> _The problem_: Below, locate the line that contains "Write a Python". Repeat exactly from that line to the line that contains "li tivvota għal", inclusive, leaving out the pictures.
-- start Input for this task --
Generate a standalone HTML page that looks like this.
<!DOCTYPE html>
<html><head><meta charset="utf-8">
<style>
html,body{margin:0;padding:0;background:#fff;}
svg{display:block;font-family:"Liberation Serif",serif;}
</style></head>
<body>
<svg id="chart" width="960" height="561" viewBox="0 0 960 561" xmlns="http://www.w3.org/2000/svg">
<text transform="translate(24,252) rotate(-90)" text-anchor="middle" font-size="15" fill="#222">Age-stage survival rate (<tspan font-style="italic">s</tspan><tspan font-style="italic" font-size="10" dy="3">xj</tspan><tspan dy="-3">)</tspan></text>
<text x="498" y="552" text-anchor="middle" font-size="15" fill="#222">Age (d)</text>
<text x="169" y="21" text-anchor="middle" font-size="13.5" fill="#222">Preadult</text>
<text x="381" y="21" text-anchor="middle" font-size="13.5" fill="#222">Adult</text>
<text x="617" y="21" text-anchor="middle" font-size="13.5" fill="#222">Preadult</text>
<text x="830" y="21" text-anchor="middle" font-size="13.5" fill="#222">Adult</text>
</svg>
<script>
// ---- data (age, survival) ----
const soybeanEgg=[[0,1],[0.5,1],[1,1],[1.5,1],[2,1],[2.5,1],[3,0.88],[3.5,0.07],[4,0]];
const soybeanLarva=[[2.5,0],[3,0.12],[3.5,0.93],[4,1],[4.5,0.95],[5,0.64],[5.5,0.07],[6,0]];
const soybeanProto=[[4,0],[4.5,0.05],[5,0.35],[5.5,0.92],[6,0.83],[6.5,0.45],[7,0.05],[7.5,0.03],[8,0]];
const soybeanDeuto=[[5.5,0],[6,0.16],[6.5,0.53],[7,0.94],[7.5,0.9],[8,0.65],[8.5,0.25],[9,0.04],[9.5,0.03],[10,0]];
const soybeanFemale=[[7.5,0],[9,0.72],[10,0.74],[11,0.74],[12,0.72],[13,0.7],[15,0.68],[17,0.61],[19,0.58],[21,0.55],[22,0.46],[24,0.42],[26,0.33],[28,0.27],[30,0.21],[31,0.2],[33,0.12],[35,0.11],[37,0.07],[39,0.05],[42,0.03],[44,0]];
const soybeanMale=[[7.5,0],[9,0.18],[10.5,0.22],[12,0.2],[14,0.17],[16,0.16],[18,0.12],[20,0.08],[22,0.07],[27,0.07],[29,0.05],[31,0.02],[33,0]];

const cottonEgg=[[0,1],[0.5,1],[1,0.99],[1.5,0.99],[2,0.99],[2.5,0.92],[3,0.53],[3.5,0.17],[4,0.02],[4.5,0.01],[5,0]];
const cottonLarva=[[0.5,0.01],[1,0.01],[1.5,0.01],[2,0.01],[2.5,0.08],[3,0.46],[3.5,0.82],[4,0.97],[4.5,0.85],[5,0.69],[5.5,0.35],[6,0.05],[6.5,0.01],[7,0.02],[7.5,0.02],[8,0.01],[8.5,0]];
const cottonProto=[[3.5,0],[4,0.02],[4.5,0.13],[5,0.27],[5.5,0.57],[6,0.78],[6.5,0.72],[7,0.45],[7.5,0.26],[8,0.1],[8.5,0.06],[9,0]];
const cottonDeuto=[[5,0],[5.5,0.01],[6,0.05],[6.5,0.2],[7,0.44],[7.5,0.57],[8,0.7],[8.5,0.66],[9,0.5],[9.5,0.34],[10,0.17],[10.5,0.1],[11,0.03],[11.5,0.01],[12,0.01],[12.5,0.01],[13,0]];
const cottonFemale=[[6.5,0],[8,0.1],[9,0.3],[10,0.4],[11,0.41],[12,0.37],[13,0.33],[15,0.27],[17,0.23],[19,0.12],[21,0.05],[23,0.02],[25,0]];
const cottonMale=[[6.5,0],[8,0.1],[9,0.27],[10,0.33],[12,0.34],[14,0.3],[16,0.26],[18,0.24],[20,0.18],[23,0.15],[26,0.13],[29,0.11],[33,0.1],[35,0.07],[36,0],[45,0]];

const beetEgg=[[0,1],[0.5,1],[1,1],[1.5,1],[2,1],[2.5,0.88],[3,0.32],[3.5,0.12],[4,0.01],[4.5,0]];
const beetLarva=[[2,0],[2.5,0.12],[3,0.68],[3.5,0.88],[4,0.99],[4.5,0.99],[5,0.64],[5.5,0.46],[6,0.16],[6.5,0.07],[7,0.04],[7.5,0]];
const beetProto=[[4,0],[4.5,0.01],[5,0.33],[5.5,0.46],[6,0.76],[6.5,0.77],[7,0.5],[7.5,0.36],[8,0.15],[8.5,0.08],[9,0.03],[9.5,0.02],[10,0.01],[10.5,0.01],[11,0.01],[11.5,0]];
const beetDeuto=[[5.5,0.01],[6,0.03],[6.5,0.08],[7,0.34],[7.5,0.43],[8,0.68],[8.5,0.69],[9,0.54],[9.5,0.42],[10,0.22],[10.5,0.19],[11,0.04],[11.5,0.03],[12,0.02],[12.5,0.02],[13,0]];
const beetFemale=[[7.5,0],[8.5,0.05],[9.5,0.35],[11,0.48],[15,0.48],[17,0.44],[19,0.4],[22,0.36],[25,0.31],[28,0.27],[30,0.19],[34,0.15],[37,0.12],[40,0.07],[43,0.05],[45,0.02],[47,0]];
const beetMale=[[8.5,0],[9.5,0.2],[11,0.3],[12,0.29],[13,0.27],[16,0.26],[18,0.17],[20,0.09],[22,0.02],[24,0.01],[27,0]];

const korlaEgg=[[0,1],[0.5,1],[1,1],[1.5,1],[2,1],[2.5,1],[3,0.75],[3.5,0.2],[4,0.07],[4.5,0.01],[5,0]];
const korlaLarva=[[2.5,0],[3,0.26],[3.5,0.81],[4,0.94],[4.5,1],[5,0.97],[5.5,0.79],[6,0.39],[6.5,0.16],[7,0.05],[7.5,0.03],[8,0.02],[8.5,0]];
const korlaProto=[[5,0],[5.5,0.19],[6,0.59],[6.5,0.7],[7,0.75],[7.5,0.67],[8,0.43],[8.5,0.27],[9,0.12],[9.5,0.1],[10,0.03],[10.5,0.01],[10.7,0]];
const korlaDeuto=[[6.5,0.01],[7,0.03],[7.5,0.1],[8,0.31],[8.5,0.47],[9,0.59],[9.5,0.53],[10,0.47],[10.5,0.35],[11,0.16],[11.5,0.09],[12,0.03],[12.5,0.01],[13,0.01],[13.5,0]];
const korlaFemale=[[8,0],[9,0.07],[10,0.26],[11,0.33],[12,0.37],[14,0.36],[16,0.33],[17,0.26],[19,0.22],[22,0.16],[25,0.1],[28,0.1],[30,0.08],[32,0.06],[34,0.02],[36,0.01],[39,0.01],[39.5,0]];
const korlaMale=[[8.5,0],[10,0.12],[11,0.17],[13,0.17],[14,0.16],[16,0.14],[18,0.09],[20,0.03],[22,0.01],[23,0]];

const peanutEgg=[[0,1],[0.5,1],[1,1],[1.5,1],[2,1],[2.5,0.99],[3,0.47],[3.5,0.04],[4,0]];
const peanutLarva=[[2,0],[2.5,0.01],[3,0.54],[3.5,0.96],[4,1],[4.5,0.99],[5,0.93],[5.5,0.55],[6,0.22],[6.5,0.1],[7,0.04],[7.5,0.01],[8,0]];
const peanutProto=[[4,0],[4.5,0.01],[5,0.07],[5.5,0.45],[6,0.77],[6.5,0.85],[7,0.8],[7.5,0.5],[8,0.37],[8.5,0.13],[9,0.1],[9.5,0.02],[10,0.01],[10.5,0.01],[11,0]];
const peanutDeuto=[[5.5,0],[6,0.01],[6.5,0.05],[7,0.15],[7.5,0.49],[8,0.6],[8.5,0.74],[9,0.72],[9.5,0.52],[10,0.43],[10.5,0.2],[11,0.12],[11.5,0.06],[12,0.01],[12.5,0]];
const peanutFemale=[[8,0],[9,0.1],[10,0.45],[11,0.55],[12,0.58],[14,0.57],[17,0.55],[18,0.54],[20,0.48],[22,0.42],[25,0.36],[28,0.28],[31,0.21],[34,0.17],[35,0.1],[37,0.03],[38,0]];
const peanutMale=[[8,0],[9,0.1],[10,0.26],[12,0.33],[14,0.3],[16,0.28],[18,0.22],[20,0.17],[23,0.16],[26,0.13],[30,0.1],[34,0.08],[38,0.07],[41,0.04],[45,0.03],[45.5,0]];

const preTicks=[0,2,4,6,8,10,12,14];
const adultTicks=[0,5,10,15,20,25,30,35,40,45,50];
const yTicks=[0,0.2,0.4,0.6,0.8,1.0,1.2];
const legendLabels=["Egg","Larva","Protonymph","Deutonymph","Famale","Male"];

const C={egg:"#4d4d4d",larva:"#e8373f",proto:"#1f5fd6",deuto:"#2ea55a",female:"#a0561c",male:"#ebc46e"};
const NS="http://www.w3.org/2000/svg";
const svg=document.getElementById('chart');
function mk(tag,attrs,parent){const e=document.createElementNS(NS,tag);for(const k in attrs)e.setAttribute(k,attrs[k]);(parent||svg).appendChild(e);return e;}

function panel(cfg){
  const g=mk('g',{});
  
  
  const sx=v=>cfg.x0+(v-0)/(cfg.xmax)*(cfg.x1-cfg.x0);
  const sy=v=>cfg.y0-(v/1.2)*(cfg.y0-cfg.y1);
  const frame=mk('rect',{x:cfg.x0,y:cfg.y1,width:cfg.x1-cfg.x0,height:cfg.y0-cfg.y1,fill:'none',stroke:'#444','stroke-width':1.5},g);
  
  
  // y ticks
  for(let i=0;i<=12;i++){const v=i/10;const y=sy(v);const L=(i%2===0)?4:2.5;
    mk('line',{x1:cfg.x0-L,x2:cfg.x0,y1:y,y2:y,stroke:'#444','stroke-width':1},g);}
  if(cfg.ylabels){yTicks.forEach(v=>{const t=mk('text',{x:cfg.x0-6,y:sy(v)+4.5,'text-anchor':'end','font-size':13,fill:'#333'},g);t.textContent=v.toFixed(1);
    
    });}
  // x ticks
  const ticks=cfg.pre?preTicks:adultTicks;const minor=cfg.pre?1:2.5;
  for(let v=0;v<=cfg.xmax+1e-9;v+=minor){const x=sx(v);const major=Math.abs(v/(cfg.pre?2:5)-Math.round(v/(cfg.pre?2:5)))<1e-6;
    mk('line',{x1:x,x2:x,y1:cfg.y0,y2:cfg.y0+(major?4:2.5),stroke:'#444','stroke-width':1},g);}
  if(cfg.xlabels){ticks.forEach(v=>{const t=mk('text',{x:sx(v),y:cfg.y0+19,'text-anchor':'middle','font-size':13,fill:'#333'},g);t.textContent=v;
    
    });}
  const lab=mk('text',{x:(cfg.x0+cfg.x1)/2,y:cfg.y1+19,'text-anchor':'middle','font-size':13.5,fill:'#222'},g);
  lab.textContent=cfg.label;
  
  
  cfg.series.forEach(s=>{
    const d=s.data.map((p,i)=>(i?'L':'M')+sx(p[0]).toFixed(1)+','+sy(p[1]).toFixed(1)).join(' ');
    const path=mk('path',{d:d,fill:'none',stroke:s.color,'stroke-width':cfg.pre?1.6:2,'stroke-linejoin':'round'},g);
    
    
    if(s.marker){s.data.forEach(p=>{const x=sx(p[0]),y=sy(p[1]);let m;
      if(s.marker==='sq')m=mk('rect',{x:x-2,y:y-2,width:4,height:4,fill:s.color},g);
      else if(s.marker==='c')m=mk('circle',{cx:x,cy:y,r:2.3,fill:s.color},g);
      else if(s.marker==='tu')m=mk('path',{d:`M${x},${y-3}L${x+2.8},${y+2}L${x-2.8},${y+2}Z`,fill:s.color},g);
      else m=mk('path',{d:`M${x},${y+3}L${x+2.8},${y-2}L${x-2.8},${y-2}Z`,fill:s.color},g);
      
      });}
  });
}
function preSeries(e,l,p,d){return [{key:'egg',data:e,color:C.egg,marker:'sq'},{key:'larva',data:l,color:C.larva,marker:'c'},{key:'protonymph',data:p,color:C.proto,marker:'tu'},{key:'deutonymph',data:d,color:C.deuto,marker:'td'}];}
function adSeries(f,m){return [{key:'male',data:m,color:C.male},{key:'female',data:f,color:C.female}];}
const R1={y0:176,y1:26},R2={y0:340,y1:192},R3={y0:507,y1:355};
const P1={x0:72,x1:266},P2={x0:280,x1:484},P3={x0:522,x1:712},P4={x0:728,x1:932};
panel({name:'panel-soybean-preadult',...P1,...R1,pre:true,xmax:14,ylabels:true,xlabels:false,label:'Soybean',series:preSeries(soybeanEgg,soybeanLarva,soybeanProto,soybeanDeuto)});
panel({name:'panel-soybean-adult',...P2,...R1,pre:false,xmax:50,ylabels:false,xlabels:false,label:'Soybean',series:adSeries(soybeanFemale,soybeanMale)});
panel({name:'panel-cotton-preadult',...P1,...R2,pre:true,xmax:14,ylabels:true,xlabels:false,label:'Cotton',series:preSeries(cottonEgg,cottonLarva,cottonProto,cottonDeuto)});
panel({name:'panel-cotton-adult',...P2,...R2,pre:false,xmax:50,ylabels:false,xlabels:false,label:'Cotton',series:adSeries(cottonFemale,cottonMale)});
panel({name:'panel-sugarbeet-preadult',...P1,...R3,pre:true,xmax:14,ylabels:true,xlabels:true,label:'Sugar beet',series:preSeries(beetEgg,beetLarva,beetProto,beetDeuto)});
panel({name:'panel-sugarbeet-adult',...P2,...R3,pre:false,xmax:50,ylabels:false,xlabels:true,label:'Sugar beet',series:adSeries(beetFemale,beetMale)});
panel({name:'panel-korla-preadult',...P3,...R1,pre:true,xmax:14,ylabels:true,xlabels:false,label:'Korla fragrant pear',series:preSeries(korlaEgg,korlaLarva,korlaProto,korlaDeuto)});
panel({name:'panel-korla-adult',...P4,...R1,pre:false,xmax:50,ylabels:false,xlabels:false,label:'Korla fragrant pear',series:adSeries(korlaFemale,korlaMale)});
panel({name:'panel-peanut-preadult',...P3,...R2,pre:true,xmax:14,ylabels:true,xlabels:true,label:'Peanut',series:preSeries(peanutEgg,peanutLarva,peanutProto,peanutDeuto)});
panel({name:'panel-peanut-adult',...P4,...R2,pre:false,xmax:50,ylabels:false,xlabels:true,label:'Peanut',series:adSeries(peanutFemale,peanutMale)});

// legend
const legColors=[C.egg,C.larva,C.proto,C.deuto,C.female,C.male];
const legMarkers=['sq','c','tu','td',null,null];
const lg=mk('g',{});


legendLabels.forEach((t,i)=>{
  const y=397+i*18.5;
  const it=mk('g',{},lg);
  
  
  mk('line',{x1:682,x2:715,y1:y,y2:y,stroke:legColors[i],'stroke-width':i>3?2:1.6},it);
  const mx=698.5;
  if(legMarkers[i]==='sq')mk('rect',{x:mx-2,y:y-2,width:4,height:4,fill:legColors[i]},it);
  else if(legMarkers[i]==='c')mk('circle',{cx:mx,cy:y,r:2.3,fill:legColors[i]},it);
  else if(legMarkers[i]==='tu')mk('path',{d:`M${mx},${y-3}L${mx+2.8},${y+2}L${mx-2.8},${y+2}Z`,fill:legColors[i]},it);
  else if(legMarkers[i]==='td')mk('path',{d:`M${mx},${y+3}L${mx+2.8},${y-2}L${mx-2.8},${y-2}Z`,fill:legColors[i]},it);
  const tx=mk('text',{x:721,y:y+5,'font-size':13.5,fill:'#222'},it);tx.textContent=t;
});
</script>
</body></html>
-- end Input for this task --
-- start Input for this task --
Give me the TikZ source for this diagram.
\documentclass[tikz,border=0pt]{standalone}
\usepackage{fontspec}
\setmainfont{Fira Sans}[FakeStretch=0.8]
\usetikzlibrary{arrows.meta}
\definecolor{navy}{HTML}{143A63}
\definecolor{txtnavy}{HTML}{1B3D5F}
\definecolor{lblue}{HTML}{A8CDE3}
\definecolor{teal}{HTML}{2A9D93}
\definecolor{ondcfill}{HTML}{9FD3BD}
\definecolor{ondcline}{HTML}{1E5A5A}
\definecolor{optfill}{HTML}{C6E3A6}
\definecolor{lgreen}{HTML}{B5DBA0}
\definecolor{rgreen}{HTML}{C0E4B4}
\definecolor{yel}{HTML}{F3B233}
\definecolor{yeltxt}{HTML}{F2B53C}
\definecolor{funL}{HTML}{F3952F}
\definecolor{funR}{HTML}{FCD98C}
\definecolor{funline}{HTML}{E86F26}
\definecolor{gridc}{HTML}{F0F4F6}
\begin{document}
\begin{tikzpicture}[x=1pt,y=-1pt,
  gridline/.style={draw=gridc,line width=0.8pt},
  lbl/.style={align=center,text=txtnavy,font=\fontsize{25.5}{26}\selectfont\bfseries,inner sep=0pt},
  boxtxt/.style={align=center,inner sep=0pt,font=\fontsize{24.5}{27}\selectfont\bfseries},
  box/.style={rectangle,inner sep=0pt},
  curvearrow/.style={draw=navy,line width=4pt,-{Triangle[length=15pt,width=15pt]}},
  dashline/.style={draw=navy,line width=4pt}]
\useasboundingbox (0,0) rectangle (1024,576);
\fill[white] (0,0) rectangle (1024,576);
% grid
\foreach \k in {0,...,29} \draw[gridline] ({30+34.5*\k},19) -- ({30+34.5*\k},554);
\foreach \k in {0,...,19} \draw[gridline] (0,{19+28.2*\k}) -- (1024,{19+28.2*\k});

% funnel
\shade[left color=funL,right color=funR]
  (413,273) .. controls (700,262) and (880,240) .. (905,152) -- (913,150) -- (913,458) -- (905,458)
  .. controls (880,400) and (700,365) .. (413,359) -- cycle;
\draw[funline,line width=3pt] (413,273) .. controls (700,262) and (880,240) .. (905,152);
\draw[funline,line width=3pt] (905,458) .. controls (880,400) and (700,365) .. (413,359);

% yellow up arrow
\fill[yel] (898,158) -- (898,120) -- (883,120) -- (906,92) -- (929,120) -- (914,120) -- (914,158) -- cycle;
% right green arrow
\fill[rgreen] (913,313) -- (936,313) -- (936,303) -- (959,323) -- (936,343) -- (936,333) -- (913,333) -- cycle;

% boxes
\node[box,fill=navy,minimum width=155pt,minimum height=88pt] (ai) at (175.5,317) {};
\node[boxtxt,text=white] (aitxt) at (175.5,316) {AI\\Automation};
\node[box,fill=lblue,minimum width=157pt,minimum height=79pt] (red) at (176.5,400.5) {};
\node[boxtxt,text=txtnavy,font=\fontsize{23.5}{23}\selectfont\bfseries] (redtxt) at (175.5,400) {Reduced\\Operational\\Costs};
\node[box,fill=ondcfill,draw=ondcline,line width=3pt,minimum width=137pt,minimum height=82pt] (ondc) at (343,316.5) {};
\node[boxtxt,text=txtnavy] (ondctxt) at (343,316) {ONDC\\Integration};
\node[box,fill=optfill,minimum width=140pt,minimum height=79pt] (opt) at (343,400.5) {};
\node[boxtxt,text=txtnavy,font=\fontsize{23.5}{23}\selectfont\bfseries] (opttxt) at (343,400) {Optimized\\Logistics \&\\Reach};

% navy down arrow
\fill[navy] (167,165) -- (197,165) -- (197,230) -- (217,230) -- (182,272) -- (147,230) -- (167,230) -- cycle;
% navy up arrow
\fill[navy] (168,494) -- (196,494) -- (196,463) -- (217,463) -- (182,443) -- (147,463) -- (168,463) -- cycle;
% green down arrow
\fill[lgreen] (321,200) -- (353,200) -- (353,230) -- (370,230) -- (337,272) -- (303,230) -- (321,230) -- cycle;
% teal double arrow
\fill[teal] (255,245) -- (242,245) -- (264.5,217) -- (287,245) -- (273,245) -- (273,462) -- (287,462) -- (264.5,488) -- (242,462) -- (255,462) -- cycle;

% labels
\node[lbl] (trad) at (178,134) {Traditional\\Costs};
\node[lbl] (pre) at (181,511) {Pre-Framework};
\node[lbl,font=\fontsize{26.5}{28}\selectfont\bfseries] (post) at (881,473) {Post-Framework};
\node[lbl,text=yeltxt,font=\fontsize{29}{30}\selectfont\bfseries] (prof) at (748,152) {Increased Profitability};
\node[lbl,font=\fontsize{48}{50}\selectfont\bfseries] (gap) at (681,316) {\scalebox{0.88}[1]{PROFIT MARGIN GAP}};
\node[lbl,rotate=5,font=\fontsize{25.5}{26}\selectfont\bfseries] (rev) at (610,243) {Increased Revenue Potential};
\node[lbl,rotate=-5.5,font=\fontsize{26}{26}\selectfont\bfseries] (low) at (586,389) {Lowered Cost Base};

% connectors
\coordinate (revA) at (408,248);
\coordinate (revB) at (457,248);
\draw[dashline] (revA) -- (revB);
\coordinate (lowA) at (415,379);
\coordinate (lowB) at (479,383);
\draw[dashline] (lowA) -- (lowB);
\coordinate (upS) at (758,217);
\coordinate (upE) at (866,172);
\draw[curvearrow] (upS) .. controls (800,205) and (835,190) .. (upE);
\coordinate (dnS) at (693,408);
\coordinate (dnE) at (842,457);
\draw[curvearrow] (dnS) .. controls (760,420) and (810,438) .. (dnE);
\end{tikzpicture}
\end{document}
-- end Input for this task --
-- start Input for this task --
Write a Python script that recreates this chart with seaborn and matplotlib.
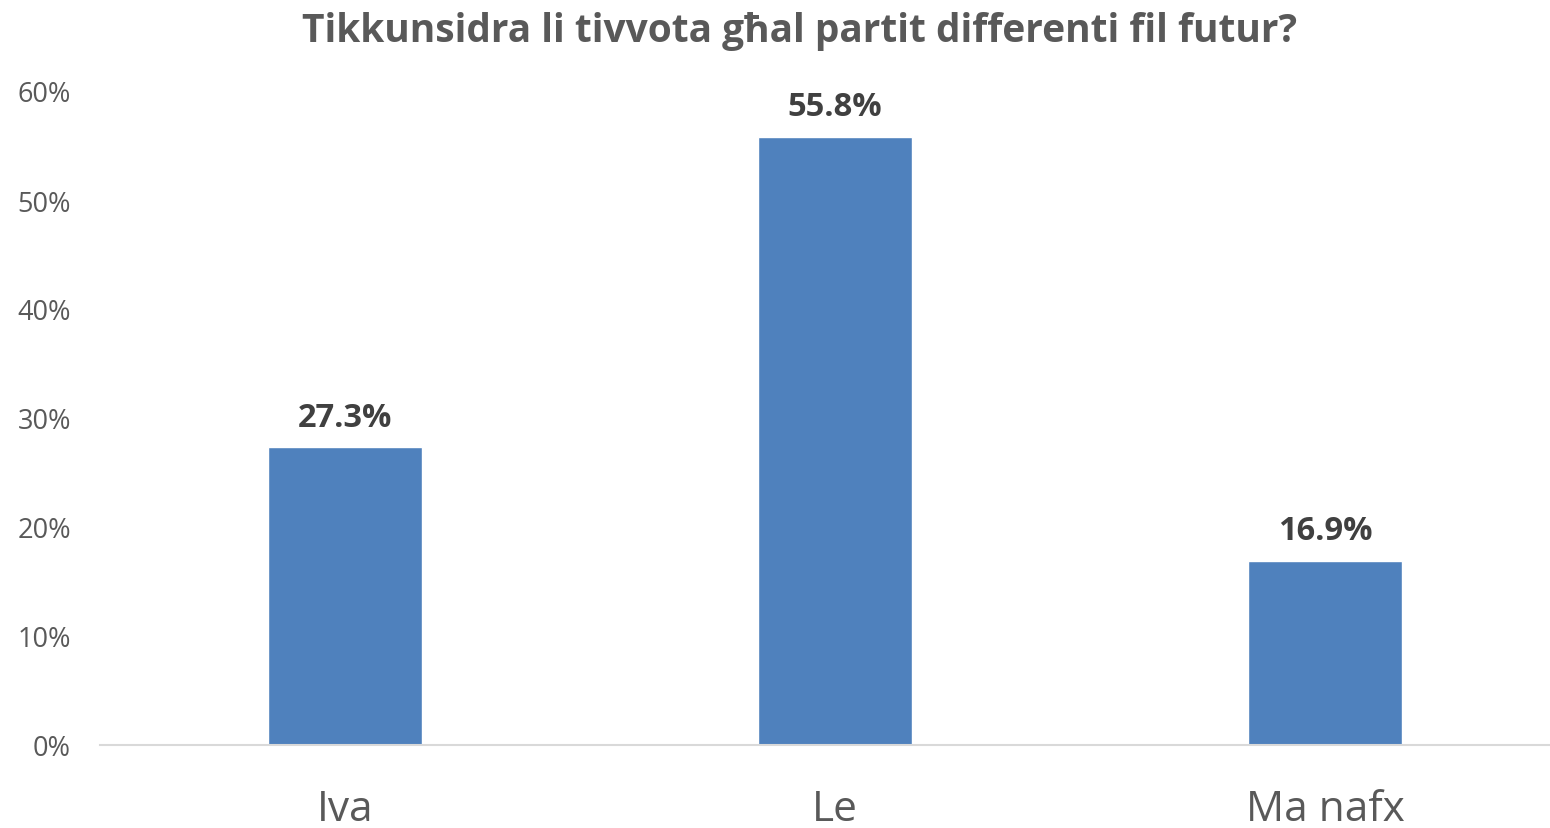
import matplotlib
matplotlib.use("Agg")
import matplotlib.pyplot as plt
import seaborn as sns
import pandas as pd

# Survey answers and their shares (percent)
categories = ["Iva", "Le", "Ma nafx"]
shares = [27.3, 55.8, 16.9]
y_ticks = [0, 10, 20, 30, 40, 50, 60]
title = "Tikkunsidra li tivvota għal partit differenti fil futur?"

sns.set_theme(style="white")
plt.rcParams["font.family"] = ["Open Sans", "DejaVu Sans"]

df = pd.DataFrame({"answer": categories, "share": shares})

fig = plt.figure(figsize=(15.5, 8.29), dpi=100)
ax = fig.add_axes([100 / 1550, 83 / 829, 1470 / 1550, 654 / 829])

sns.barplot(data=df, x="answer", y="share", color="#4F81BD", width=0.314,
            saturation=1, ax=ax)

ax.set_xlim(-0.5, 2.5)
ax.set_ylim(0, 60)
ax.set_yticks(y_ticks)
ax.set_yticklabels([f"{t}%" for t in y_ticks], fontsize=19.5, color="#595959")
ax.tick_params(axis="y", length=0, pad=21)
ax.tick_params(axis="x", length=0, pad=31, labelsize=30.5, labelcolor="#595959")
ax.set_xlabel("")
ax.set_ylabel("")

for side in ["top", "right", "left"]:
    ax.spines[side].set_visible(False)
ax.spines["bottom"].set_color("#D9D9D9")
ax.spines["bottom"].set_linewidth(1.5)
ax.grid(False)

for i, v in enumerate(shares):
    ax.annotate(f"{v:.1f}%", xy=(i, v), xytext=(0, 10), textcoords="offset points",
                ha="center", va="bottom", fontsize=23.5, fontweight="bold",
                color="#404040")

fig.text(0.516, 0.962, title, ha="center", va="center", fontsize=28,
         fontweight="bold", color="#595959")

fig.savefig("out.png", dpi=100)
-- end Input for this task --
> _Reply_:
Write a Python script that recreates this chart with seaborn and matplotlib.
import matplotlib
matplotlib.use("Agg")
import matplotlib.pyplot as plt
import seaborn as sns
import pandas as pd

# Survey answers and their shares (percent)
categories = ["Iva", "Le", "Ma nafx"]
shares = [27.3, 55.8, 16.9]
y_ticks = [0, 10, 20, 30, 40, 50, 60]
title = "Tikkunsidra li tivvota għal partit differenti fil futur?"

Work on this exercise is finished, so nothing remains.